Rumours are circulating that Robert Murdoch will pay a lump sum of £6bn in order to take over BSkyB with a 61% share in the company even though he does not own it causing the overall share price of the company to reach a two year high last Friday closing at 598p up 5% leaving the overall value of the company weighing in at £9.8bn.
In fact, there were even some signs that the offer may end increasing the share prices to an area that ranges between 725p and 727p.
Neither BSkyB nor Murdoch’s media company, News Corp, were ready to comment on the matter.
However, there are a few reasons why Murdoch may want to take over the company which his son happens to be the chairman of.
Ofcom this month plans to publish a report of the pay TV market and has already preliminarily stated that BSkyB will share its right to the Premier League football airing and first run of most Hollywood blockbusters with rivals.

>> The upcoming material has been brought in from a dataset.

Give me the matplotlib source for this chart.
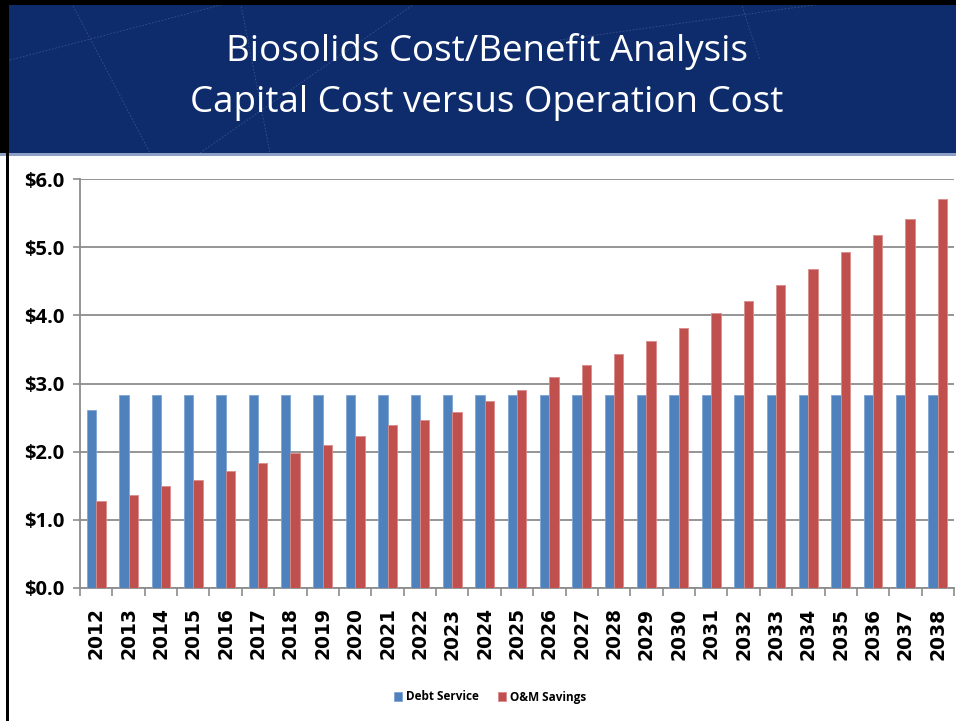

Analysts in the city believe that Murdoch is aware of this fact and is betting on the Conservative win of the general election under the expectation that this government would be sympathetic of the fact that BSkyB should have the right to keep their assets given the fact that they paid a great deal of money for them.
However, this would be a large scale gamble for Murdoch which is why the more acceptable theory is that Murdoch will use the acquisition of BSkyB in order to enter additional markets as pay TV continues to grow across the continent.